AIM OF THE TASK
Quote the listing below in full and exactly as written, but omit every picture.

----

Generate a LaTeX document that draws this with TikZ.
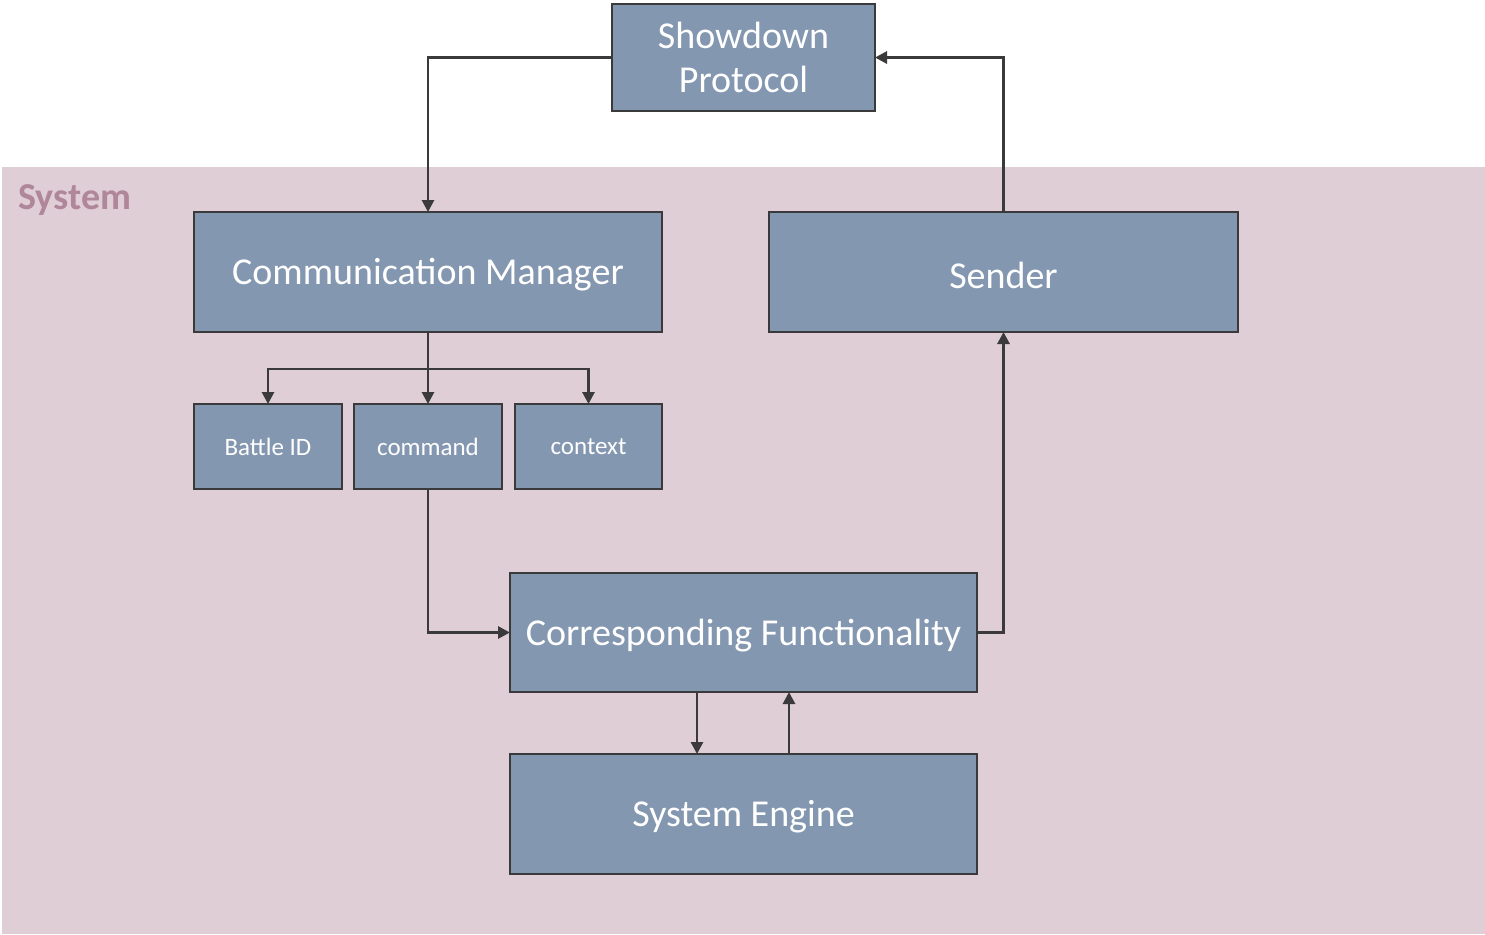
\documentclass[tikz,border=0pt]{standalone}
\usepackage{fontspec}
\setmainfont{Carlito}
\usetikzlibrary{arrows.meta}
\definecolor{boxfill}{HTML}{8497B0}
\definecolor{boxline}{HTML}{3A3A3A}
\definecolor{sysbg}{HTML}{DFCED6}
\definecolor{systxt}{HTML}{B0869A}
\newcommand{\lowtxt}[1]{\raisebox{-1.5pt}[\height][\depth]{#1}}
\tikzset{
  box/.style={draw=boxline, line width=1pt, fill=boxfill, text=white, inner sep=0pt, outer sep=0pt, align=center, font=\fontsize{19}{22}\selectfont},
  smallbox/.style={box, font=\fontsize{12.5}{15}\selectfont},
  arr/.style={draw=boxline, line width=1.4pt, -{Triangle[length=6pt,width=6pt]}},
}
\begin{document}
\begin{tikzpicture}[x=0.5pt,y=-0.5pt]
\useasboundingbox (0,0) rectangle (1485,934);
\fill[white] (0,0) rectangle (1485,934);
\fill[sysbg] (2,167) rectangle (1485,934);
\node[anchor=west, inner sep=0pt, text=systxt, font=\fontsize{19}{22}\selectfont\bfseries] (syslabel) at (18,200) {System};

\node[box, minimum width=131.5pt, minimum height=53.5pt] (SP) at (743.5,57.5) {Showdown\\Protocol};
\node[box, minimum width=234pt, minimum height=60pt] (CM) at (428,272) {\lowtxt{Communication Manager}};
\node[box, minimum width=234.5pt, minimum height=60pt] (SD) at (1003.5,272) {\lowtxt{Sender}};
\node[smallbox, minimum width=74pt, minimum height=42.5pt] (BID) at (268,446.5) {Battle ID};
\node[smallbox, minimum width=74pt, minimum height=42.5pt] (CMD) at (428,446.5) {command};
\node[smallbox, minimum width=73.5pt, minimum height=42.5pt] (CTX) at (588.5,446.5) {context};
\node[box, minimum width=233.5pt, minimum height=59.5pt] (CF) at (743.5,632.5) {\lowtxt{Corresponding Functionality}};
\node[box, minimum width=233.5pt, minimum height=60pt] (SE) at (743.5,814) {\lowtxt{System Engine}};

\coordinate (br) at (428,369);
\coordinate (xa) at (697,0);
\coordinate (xb) at (789,0);

\draw[arr] (SP.west) -| (CM.north);
\draw[arr] (SD.north) |- (SP.east);
\draw[arr] (CM.south) -- (CMD.north);
\draw[arr] (br) -| (BID.north);
\draw[arr] (br) -| (CTX.north);
\draw[arr] (CMD.south) |- (CF.west);
\draw[arr] (CF.east) -| (SD.south);
\draw[arr] (CF.south -| xa) -- (SE.north -| xa);
\draw[arr] (SE.north -| xb) -- (CF.south -| xb);
\end{tikzpicture}
\end{document}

----

ANSWER FOR THE TASK
Generate a LaTeX document that draws this with TikZ.
\documentclass[tikz,border=0pt]{standalone}
\usepackage{fontspec}
\setmainfont{Carlito}
\usetikzlibrary{arrows.meta}
\definecolor{boxfill}{HTML}{8497B0}
\definecolor{boxline}{HTML}{3A3A3A}
\definecolor{sysbg}{HTML}{DFCED6}
\definecolor{systxt}{HTML}{B0869A}
\newcommand{\lowtxt}[1]{\raisebox{-1.5pt}[\height][\depth]{#1}}
\tikzset{
  box/.style={draw=boxline, line width=1pt, fill=boxfill, text=white, inner sep=0pt, outer sep=0pt, align=center, font=\fontsize{19}{22}\selectfont},
  smallbox/.style={box, font=\fontsize{12.5}{15}\selectfont},
  arr/.style={draw=boxline, line width=1.4pt, -{Triangle[length=6pt,width=6pt]}},
}
\begin{document}
\begin{tikzpicture}[x=0.5pt,y=-0.5pt]
\useasboundingbox (0,0) rectangle (1485,934);
\fill[white] (0,0) rectangle (1485,934);
\fill[sysbg] (2,167) rectangle (1485,934);
\node[anchor=west, inner sep=0pt, text=systxt, font=\fontsize{19}{22}\selectfont\bfseries] (syslabel) at (18,200) {System};

\node[box, minimum width=131.5pt, minimum height=53.5pt] (SP) at (743.5,57.5) {Showdown\\Protocol};
\node[box, minimum width=234pt, minimum height=60pt] (CM) at (428,272) {\lowtxt{Communication Manager}};
\node[box, minimum width=234.5pt, minimum height=60pt] (SD) at (1003.5,272) {\lowtxt{Sender}};
\node[smallbox, minimum width=74pt, minimum height=42.5pt] (BID) at (268,446.5) {Battle ID};
\node[smallbox, minimum width=74pt, minimum height=42.5pt] (CMD) at (428,446.5) {command};
\node[smallbox, minimum width=73.5pt, minimum height=42.5pt] (CTX) at (588.5,446.5) {context};
\node[box, minimum width=233.5pt, minimum height=59.5pt] (CF) at (743.5,632.5) {\lowtxt{Corresponding Functionality}};
\node[box, minimum width=233.5pt, minimum height=60pt] (SE) at (743.5,814) {\lowtxt{System Engine}};

\coordinate (br) at (428,369);
\coordinate (xa) at (697,0);
\coordinate (xb) at (789,0);

\draw[arr] (SP.west) -| (CM.north);
\draw[arr] (SD.north) |- (SP.east);
\draw[arr] (CM.south) -- (CMD.north);
\draw[arr] (br) -| (BID.north);
\draw[arr] (br) -| (CTX.north);
\draw[arr] (CMD.south) |- (CF.west);
\draw[arr] (CF.east) -| (SD.south);
\draw[arr] (CF.south -| xa) -- (SE.north -| xa);
\draw[arr] (SE.north -| xb) -- (CF.south -| xb);
\end{tikzpicture}
\end{document}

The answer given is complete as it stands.